= Czesław Mordowicz =

Holocaust survivor (1919–2001)

Czesław Mordowicz (2 August 1919 – 28 October 2001) was a Polish Jew who, with Arnošt Rosin, escaped from the Auschwitz concentration camp in German-occupied Poland on 27 May 1944, at the height of the Holocaust. A seven-page report dictated by Mordowicz and Rosin joined the Vrba–Wetzler report and a report by Jerzy Tabeau to become the Auschwitz Protocols, a detailed account of the mass murder taking place inside the camp.

==Early life==
Mordowicz was born in Mława, Poland, to Anna Wicińska, a local actor, and her husband Herman Mordowicz, a grain merchant.

==Escape from Auschwitz==

On 27 May 1944 Mordowicz (prisoner no. 84216) escaped from Auschwitz in German-occupied Poland to Slovakia with Arnošt Rosin (no. 29858), originally from Snina, Slovakia. They arrived in Slovakia on 6 June, and dictated their report to Oskar Krasniansky of the Slovak Jewish Council in the home of a local man, Boby Reich, in Liptovský Mikuláš. In April that year Rudolf Vrba and Alfréd Wetzler had dictated the Vrba–Wetzler report to Krasniansky after their escape from Auschwitz. Mordowicz and Rosin confirmed the details Vrba and Wetzler had given. They also told Krasniansky that, between 15 and 27 May, 100,000 Hungarian Jews had arrived at Auschwitz and most had been gassed on arrival.

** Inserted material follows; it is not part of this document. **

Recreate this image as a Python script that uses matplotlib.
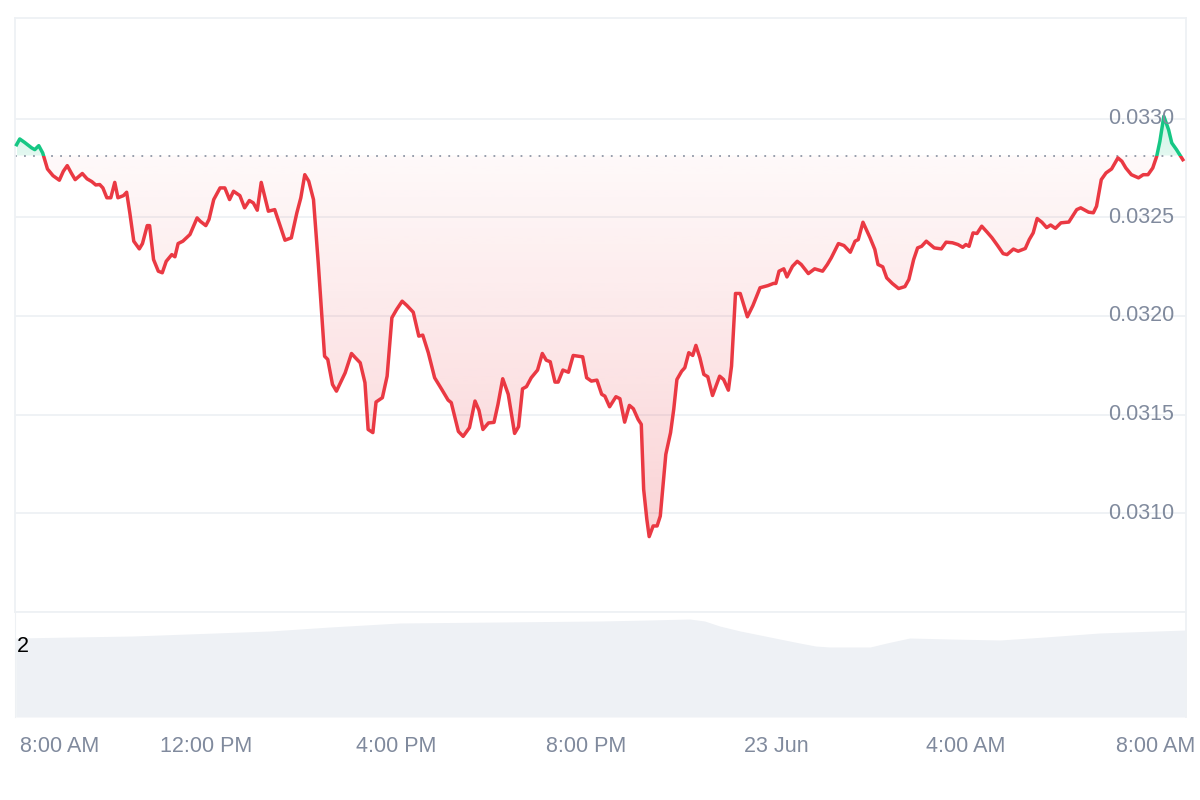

==Uprising and re-internment at Auschwitz==

In August 1944 Slovak partisans launched an uprising against the collaborationist Slovak State, as a result of which the Germans invaded the country. Mordowicz was among those arrested. He was returned to Auschwitz, but the SS failed to recognize him, which saved his life, and he was sent to another camp, then liberated. Both Mordowicz and Rosin survived the war. Decades later Mordowicz described his efforts to warn other passengers on the train to Auschwitz that they were being taken to their deaths and should try to jump. The passengers began shouting and banging on the doors, he told an interviewer, to which the guards responded by beating him. He then chewed off the tattoo with his prisoner number, hoping the SS at Auschwitz would not be able to identify him.

== The Mordowicz-Rosin Report ==
The report by Mordowicz and Rosin reached the Vatican in June 1944. On July 10, the representative of the Jewish Council who had recorded Mordowicz and Rosin’s accounts drafted a German version of their report, which was sent to Switzerland and Turkey.